Lift refers to the process of lightening natural hair pigment using a developer (hydrogen peroxide). Higher volume developers produce more lift. Deposit adds color molecules to the hair without removing existing pigment. Permanent color formulas both lift and deposit. Semi-permanent and demi-permanent formulas only deposit, which is why they cannot lighten dark hair but fade more gradually than permanent color.
What does hair porosity mean and why does it matter?
Porosity describes how well your hair's cuticle layer absorbs and retains moisture and color. Low porosity hair has a tight cuticle and resists product absorption; high porosity hair has a raised or damaged cuticle that absorbs quickly but releases moisture and color just as fast. Porosity affects how color processes, how long treatments last, and which products work best for your hair.
What is the difference between a gloss and a toner?
Both add tone without lifting, but they differ in formulation. A toner is typically an alkaline oxidative formula applied to freshly lightened hair to neutralize unwanted warmth. A gloss is gentler and adds shine with a subtle tone. The terms are sometimes used interchangeably -- always ask what formula is being used and how long the result lasts.
What does balayage mean in hair coloring?
Balayage is a French-origin coloring technique where lightener or color is painted freehand onto the hair surface without foils, creating a graduated, sun-kissed effect with softer regrowth lines than traditional foil highlights. The result grows out naturally without a hard line at the root. See the balayage vs highlights guide for a detailed comparison of results and maintenance.
What does thinning or texturizing mean when talking about a haircut?
Thinning removes bulk from the hair without shortening the overall length. A stylist uses thinning shears (serrated blades that remove every other strand) or a razor to reduce density in specific areas. The result is lighter, more manageable hair. Texturizing is similar but focuses on creating internal movement and separation rather than just bulk reduction. Both techniques are often used on thick hair to make it easier to style at home.

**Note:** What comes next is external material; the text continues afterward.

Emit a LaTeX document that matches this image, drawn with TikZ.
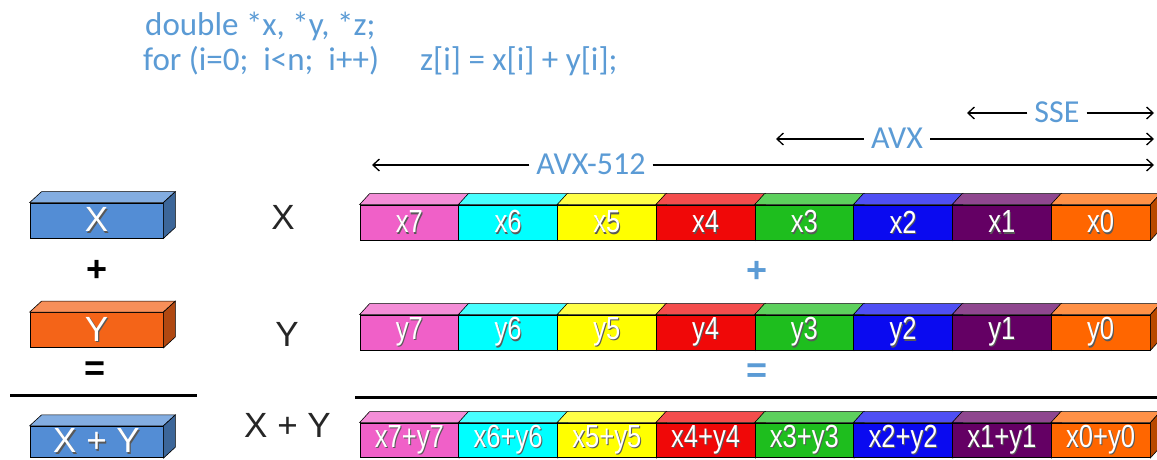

What is the difference between semi-permanent and demi-permanent hair color?
Semi-permanent color contains no developer, does not penetrate the cortex, and sits only on the surface of the hair shaft -- it fades completely over 6 to 12 shampoos. Demi-permanent uses a low-volume developer (typically 6 or 10 volume) that allows some cortex penetration for longer-lasting results. Demi-permanent lasts 4 to 8 weeks and is the standard formula for toning, glossing, and blending gray in between permanent color services.